For those of you who don’t know or don’t remember, Yom Kippur is part of the High Holy Days, the period between the the Jewish New Year, and the Day of Atonement 10 days later. According to Jewish tradition, on Rosh Hashannah God inscribes each person’s fate for the coming year into a book, the so-called “Book of Life,” and waits until Yom Kippur to “seal” the verdict. During these “Days of Awe,” Jews seeks forgiveness from friends, family and others, and attempt to “mend” their relationships with God.
Now, it’s hard to imagine that in the United States you’d have to explain Christmas to a Jew.
Judaism is, of course, the first of the “great” Abrahamic religions, the other two being Christianity and Islam. But while Christianity has grown by leaps and bounds in terms of the number of adherents, Judaism has remained a relatively small religion numerically.
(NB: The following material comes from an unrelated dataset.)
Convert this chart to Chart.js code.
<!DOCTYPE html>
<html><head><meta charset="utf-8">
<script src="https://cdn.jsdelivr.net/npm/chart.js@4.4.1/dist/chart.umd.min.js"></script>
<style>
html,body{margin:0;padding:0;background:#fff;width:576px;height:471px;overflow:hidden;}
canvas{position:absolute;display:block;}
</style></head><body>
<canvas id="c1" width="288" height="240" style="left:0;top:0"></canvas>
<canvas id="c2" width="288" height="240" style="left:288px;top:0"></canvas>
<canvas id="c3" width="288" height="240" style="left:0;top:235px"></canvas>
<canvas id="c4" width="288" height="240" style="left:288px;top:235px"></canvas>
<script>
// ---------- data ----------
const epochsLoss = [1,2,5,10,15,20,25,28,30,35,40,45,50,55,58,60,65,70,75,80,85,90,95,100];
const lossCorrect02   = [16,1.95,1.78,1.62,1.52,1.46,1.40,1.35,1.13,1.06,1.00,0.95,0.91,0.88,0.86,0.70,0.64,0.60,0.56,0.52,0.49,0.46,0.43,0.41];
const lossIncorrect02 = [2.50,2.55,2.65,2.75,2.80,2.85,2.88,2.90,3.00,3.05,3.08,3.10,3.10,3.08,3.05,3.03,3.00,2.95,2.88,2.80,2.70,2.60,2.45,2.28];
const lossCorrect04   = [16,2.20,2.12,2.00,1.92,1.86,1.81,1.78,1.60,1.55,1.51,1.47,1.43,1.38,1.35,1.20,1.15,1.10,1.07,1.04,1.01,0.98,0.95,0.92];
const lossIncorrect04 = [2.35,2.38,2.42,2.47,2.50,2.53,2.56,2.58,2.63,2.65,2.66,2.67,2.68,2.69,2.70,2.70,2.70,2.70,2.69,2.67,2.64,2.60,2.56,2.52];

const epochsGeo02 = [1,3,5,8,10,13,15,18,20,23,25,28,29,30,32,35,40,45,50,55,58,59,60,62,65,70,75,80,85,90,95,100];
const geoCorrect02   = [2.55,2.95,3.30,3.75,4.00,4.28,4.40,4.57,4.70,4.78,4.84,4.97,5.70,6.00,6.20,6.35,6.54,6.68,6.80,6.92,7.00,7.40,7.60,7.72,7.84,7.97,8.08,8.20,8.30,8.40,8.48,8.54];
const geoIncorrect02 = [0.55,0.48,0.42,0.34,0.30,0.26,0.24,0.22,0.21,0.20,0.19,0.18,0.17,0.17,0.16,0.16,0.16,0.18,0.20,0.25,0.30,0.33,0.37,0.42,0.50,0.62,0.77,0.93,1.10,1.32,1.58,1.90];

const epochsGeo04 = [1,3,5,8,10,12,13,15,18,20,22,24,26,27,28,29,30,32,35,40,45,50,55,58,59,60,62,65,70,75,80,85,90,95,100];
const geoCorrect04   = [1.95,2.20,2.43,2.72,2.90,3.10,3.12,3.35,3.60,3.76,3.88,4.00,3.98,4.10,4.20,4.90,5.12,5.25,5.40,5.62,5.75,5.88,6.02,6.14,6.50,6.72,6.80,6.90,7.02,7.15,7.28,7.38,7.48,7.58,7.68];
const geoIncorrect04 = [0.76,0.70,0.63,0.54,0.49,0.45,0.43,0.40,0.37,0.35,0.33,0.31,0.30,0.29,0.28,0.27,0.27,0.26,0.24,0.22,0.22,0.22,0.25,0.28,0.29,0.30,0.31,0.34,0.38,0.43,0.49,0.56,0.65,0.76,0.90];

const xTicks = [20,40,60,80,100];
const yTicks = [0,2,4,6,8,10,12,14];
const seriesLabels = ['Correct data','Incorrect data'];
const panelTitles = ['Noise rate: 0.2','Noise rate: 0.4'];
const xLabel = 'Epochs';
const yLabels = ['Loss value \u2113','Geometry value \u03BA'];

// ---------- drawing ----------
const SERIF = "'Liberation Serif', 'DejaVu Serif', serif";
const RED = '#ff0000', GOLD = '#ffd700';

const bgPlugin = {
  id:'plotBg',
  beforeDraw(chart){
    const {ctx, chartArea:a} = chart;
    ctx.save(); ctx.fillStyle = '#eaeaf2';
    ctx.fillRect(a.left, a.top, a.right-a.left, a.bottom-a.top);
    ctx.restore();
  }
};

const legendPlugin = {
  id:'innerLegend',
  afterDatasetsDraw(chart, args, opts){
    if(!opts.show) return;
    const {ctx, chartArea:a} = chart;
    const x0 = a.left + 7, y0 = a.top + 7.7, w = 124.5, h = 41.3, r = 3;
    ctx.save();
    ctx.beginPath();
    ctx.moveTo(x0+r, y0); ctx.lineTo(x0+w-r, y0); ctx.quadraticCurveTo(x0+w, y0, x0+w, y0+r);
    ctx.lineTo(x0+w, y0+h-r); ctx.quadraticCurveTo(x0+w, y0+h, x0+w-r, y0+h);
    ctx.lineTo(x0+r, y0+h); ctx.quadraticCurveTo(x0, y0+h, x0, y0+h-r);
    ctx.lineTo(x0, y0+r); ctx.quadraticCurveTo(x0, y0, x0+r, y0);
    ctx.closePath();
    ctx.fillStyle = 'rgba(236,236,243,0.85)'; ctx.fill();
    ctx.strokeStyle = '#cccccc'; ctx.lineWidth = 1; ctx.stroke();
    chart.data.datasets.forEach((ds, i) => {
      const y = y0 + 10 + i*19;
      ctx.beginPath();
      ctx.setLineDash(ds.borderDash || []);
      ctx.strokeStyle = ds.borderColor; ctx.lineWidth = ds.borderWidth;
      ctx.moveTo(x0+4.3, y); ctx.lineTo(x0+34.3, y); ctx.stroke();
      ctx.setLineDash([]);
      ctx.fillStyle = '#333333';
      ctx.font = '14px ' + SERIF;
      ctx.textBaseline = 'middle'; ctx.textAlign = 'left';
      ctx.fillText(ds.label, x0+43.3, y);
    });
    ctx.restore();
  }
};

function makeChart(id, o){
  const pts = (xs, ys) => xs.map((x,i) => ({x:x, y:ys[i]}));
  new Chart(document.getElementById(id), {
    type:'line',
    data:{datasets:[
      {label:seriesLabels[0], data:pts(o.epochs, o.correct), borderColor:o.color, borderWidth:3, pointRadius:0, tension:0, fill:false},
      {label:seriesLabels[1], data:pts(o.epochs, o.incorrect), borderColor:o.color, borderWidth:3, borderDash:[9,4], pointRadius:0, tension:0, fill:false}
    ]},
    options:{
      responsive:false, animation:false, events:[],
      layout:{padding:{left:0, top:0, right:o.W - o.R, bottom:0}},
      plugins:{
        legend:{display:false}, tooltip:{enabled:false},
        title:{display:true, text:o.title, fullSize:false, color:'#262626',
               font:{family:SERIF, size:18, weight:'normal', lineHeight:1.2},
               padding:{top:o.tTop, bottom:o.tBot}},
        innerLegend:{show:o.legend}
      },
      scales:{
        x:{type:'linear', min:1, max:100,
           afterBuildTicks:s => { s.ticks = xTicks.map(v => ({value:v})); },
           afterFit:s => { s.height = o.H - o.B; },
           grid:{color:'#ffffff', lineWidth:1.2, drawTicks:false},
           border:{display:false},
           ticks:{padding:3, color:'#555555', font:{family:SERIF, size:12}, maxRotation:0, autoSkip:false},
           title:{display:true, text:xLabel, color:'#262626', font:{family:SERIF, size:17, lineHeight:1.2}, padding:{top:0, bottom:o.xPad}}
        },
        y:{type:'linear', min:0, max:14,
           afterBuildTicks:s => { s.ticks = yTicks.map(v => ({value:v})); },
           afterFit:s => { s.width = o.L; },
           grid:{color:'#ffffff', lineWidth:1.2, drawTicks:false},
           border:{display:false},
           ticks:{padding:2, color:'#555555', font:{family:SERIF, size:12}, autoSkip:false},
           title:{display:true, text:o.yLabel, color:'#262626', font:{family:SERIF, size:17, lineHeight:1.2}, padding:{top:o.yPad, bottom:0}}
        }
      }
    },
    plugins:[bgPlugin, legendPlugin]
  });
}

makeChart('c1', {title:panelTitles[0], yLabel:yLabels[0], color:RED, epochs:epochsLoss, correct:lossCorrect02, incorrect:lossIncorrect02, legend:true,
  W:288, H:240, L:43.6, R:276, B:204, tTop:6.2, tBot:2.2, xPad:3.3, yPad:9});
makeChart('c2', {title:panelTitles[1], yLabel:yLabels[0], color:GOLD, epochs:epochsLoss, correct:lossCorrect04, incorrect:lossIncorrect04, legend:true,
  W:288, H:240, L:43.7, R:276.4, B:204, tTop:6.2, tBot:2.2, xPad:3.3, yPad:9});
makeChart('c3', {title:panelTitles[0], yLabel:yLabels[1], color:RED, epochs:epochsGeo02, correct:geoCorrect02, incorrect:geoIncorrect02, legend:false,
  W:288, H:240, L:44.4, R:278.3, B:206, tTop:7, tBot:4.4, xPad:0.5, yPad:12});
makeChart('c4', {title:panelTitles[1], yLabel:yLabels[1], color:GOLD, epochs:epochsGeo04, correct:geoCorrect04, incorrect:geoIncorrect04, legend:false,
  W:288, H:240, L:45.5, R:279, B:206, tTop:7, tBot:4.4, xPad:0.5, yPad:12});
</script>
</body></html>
The number of adherents is something like
Christians | 2.08 billion | ![]() |
Muslims | 1.57 billion | |
Jews | 15 million |
If you see that represented graphically, you can see what a tiny slice of the Abrahamic pie Jews actually make up.
Part of the reason is this:
- Christians amassed converts through prosletyzing and conquest.
- Muslims amassed converts mostly through conquest.
- Jews don’t proseltyze at all, and have done almost nothing in the way of conquest.
Maybe if they promised people eternal salvation and disseminated the gospel “good news” about how others could also become part of God’s chosen people, Jews would find more adherents.
Although I don’t think that’s actually what the Jewish people are looking for.
So Christians of America, if you want to know what it feels like to actually be a minority in your own country, just ask a Jew.